**** AVAILABLE DATA ****
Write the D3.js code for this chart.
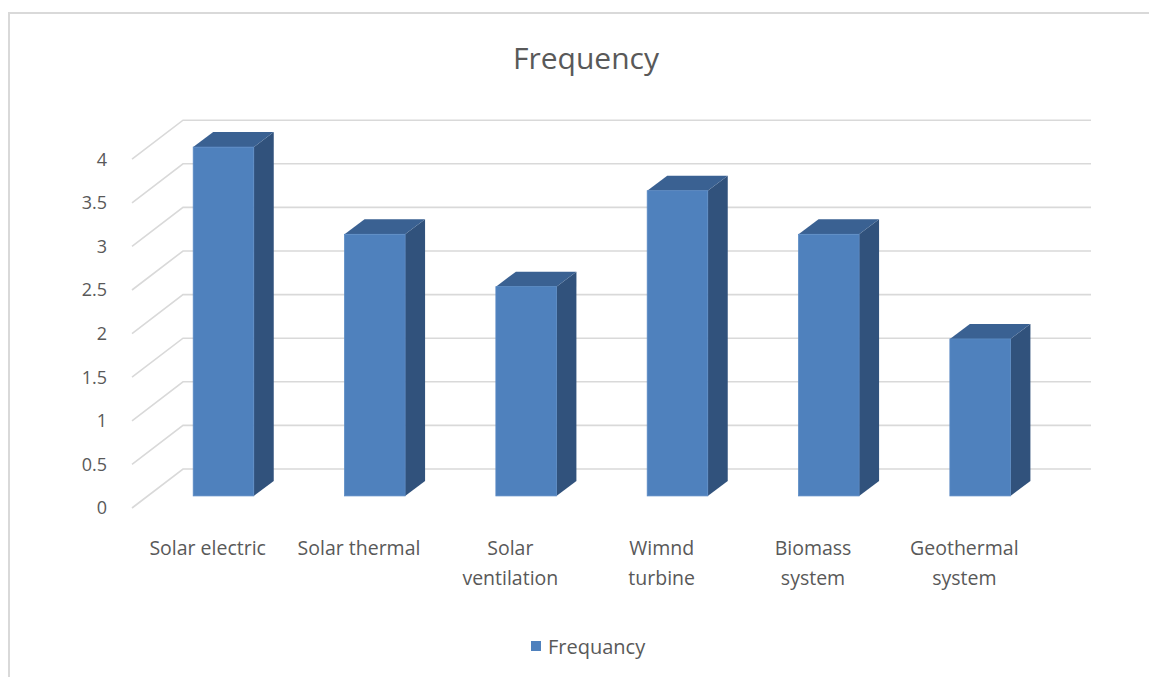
<!DOCTYPE html>
<html>
<head>
<meta charset="utf-8">
<script src="https://cdn.jsdelivr.net/npm/d3@7"></script>
<style>
  html, body { margin: 0; padding: 0; background: #fff; }
  svg { display: block; font-family: "Open Sans", "Lato", sans-serif; }
</style>
</head>
<body>
<svg id="chart" width="1149" height="677"></svg>
<script>
// Chart data
const categories = [
  ["Solar electric"],
  ["Solar thermal"],
  ["Solar", "ventilation"],
  ["Wimnd", "turbine"],
  ["Biomass", "system"],
  ["Geothermal", "system"]
];
const values = [4, 3, 2.4, 3.5, 3, 1.8];
const yTicks = [0, 0.5, 1, 1.5, 2, 2.5, 3, 3.5, 4];
const title = "Frequency";
const seriesName = "Frequancy";

const svg = d3.select("#chart");
const W = 1149, H = 677;

// Frame of the chart area
svg.append("path")
  .attr("d", `M9,${H} L9,13 L${W},13`)
  .attr("fill", "none")
  .attr("stroke", "#d9d9d9")
  .attr("stroke-width", 2);

// 3D geometry: front floor edge, wall depth and bar depth
const frontX = 132, frontZero = 508;
const plotW = 908;
const wallDX = 51, wallDY = -39;
const barPlane = 0.31;            // fraction of depth where bar fronts sit
const barDX = 20, barDY = -15;    // bar thickness in depth

const y = d3.scaleLinear().domain([0, 4]).range([frontZero, frontZero - 4 * 87.2]);
const x = d3.scaleBand()
  .domain(d3.range(categories.length))
  .range([0, plotW])
  .paddingInner(0.6)
  .paddingOuter(0.3);
const xLab = d3.scaleBand().domain(d3.range(categories.length)).range([frontX, frontX + plotW]);

const grid = svg.append("g").attr("stroke", "#d9d9d9").attr("stroke-width", 1.6).attr("fill", "none");
yTicks.forEach(v => {
  const yf = y(v);
  grid.append("path")
    .attr("d", `M${frontX},${yf} L${frontX + wallDX},${yf + wallDY} L${frontX + wallDX + plotW},${yf + wallDY}`);
});

// Y axis labels
svg.append("g").selectAll("text").data(yTicks).join("text")
  .attr("x", 107)
  .attr("y", d => y(d))
  .attr("dy", "0.35em")
  .attr("text-anchor", "end")
  .attr("fill", "#595959")
  .attr("font-size", 18)
  .text(d => d);

// Bars
const bx0 = frontX + barPlane * wallDX;
const by0 = barPlane * wallDY;
const bars = svg.append("g").selectAll("g").data(values).join("g");
bars.each(function(v, i) {
  const g = d3.select(this);
  const xl = bx0 + x(i), xr = xl + x.bandwidth();
  const yb = y(0) + by0, yt = y(v) + by0;
  // side face
  g.append("path")
    .attr("d", `M${xr},${yt} L${xr + barDX},${yt + barDY} L${xr + barDX},${yb + barDY} L${xr},${yb} Z`)
    .attr("fill", "#31527c");
  // top face
  g.append("path")
    .attr("d", `M${xl},${yt} L${xl + barDX},${yt + barDY} L${xr + barDX},${yt + barDY} L${xr},${yt} Z`)
    .attr("fill", "#3a6192");
  // front face
  g.append("rect")
    .attr("x", xl).attr("y", yt)
    .attr("width", x.bandwidth()).attr("height", yb - yt)
    .attr("fill", "#4f81bd")
    .attr("stroke", "#5a8ac4").attr("stroke-width", 0.8);
});

// Category labels
svg.append("g").selectAll("text").data(categories).join("text")
  .attr("x", (d, i) => xLab(i) + xLab.bandwidth() / 2)
  .attr("y", 555)
  .attr("text-anchor", "middle")
  .attr("fill", "#595959")
  .attr("font-size", 19.5)
  .each(function(lines) {
    const t = d3.select(this);
    lines.forEach((s, k) => {
      t.append("tspan")
        .attr("x", t.attr("x"))
        .attr("dy", k === 0 ? 0 : 30)
        .text(s);
    });
  });

// Title
svg.append("text")
  .attr("x", 586).attr("y", 69)
  .attr("text-anchor", "middle")
  .attr("fill", "#595959")
  .attr("font-size", 30)
  .text(title);

// Legend
const lg = svg.append("g");
lg.append("rect").attr("x", 531).attr("y", 641).attr("width", 10).attr("height", 10).attr("fill", "#4f81bd");
lg.append("text").attr("x", 548).attr("y", 654)
  .attr("fill", "#595959").attr("font-size", 20).text(seriesName);
</script>
</body>
</html>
****
Restate the data above word for word. Do not include the images.

**SOLUTION**
Write the D3.js code for this chart.
<!DOCTYPE html>
<html>
<head>
<meta charset="utf-8">
<script src="https://cdn.jsdelivr.net/npm/d3@7"></script>
<style>
  html, body { margin: 0; padding: 0; background: #fff; }
  svg { display: block; font-family: "Open Sans", "Lato", sans-serif; }
</style>
</head>
<body>
<svg id="chart" width="1149" height="677"></svg>
<script>
// Chart data
const categories = [
  ["Solar electric"],
  ["Solar thermal"],
  ["Solar", "ventilation"],
  ["Wimnd", "turbine"],
  ["Biomass", "system"],
  ["Geothermal", "system"]
];
const values = [4, 3, 2.4, 3.5, 3, 1.8];
const yTicks = [0, 0.5, 1, 1.5, 2, 2.5, 3, 3.5, 4];
const title = "Frequency";
const seriesName = "Frequancy";

const svg = d3.select("#chart");
const W = 1149, H = 677;

// Frame of the chart area
svg.append("path")
  .attr("d", `M9,${H} L9,13 L${W},13`)
  .attr("fill", "none")
  .attr("stroke", "#d9d9d9")
  .attr("stroke-width", 2);

// 3D geometry: front floor edge, wall depth and bar depth
const frontX = 132, frontZero = 508;
const plotW = 908;
const wallDX = 51, wallDY = -39;
const barPlane = 0.31;            // fraction of depth where bar fronts sit
const barDX = 20, barDY = -15;    // bar thickness in depth

const y = d3.scaleLinear().domain([0, 4]).range([frontZero, frontZero - 4 * 87.2]);
const x = d3.scaleBand()
  .domain(d3.range(categories.length))
  .range([0, plotW])
  .paddingInner(0.6)
  .paddingOuter(0.3);
const xLab = d3.scaleBand().domain(d3.range(categories.length)).range([frontX, frontX + plotW]);

const grid = svg.append("g").attr("stroke", "#d9d9d9").attr("stroke-width", 1.6).attr("fill", "none");
yTicks.forEach(v => {
  const yf = y(v);
  grid.append("path")
    .attr("d", `M${frontX},${yf} L${frontX + wallDX},${yf + wallDY} L${frontX + wallDX + plotW},${yf + wallDY}`);
});

// Y axis labels
svg.append("g").selectAll("text").data(yTicks).join("text")
  .attr("x", 107)
  .attr("y", d => y(d))
  .attr("dy", "0.35em")
  .attr("text-anchor", "end")
  .attr("fill", "#595959")
  .attr("font-size", 18)
  .text(d => d);

// Bars
const bx0 = frontX + barPlane * wallDX;
const by0 = barPlane * wallDY;
const bars = svg.append("g").selectAll("g").data(values).join("g");
bars.each(function(v, i) {
  const g = d3.select(this);
  const xl = bx0 + x(i), xr = xl + x.bandwidth();
  const yb = y(0) + by0, yt = y(v) + by0;
  // side face
  g.append("path")
    .attr("d", `M${xr},${yt} L${xr + barDX},${yt + barDY} L${xr + barDX},${yb + barDY} L${xr},${yb} Z`)
    .attr("fill", "#31527c");
  // top face
  g.append("path")
    .attr("d", `M${xl},${yt} L${xl + barDX},${yt + barDY} L${xr + barDX},${yt + barDY} L${xr},${yt} Z`)
    .attr("fill", "#3a6192");
  // front face
  g.append("rect")
    .attr("x", xl).attr("y", yt)
    .attr("width", x.bandwidth()).attr("height", yb - yt)
    .attr("fill", "#4f81bd")
    .attr("stroke", "#5a8ac4").attr("stroke-width", 0.8);
});

// Category labels
svg.append("g").selectAll("text").data(categories).join("text")
  .attr("x", (d, i) => xLab(i) + xLab.bandwidth() / 2)
  .attr("y", 555)
  .attr("text-anchor", "middle")
  .attr("fill", "#595959")
  .attr("font-size", 19.5)
  .each(function(lines) {
    const t = d3.select(this);
    lines.forEach((s, k) => {
      t.append("tspan")
        .attr("x", t.attr("x"))
        .attr("dy", k === 0 ? 0 : 30)
        .text(s);
    });
  });

// Title
svg.append("text")
  .attr("x", 586).attr("y", 69)
  .attr("text-anchor", "middle")
  .attr("fill", "#595959")
  .attr("font-size", 30)
  .text(title);

// Legend
const lg = svg.append("g");
lg.append("rect").attr("x", 531).attr("y", 641).attr("width", 10).attr("height", 10).attr("fill", "#4f81bd");
lg.append("text").attr("x", 548).attr("y", 654)
  .attr("fill", "#595959").attr("font-size", 20).text(seriesName);
</script>
</body>
</html>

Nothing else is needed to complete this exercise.